An anemic travelogue from a Slate contributor.
To counteract their ennui, Stevenson and his girlfriend decided to travel the globe without the use of air travel. The conceit begins auspiciously but descends quickly into superficiality. Early on, a thick Atlantic fog enshrouds the cargo freighter on which he’s billeted, leaving the author literally sense-deprived. This is boredom made manifest, but Stevenson deftly sketches a redolent scene of wet fog falling against his face and waves slapping the ship’s hull. One evocative sentence, well-timed and piercing, accomplishes what the book as a whole fails to—awakening an almost physical sense of wonder amid monotony. The majority of the narrative reads like a glorified blog, characterized by thin characterizations, superficial observations and glib conclusions. Stevenson is an undisciplined tour guide, prone to snarky parenthetical jabs and unwilling to treat those he meets as fully formed individuals. English-speaking foreigners speak in a belittling dialect when the author bothers to record their dialogue—he eschews interviews for impressions—and even his girlfriend is underdeveloped. The author recounts a journey through a cartoon—bright, noisy and flat, with one flat image continually replaced by the next one.
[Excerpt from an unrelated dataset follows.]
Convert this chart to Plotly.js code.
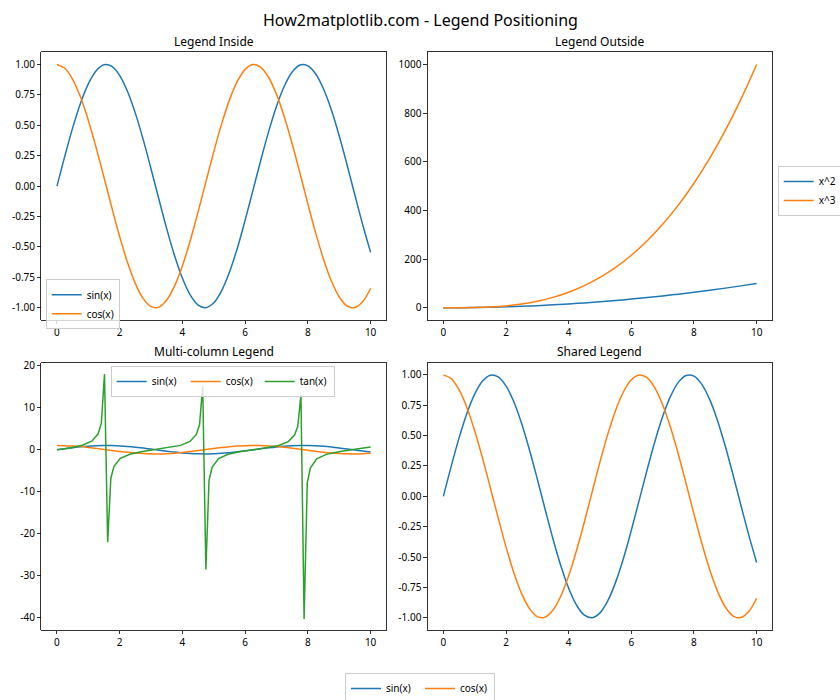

Washington, D.C., to Philadelphia to Antwerp to Tallinn to Fushiki to Beijing to Hanoi to Bangkok to Singapore to Brisbane to Los Angeles—small wonder that at the book’s conclusion, Stevenson is back where he began, in an apartment lease, back at the same bars and restaurants, stupefied by routine and comfort. He never really left.
A limitless world squeezed through a limited scope. Disappointing.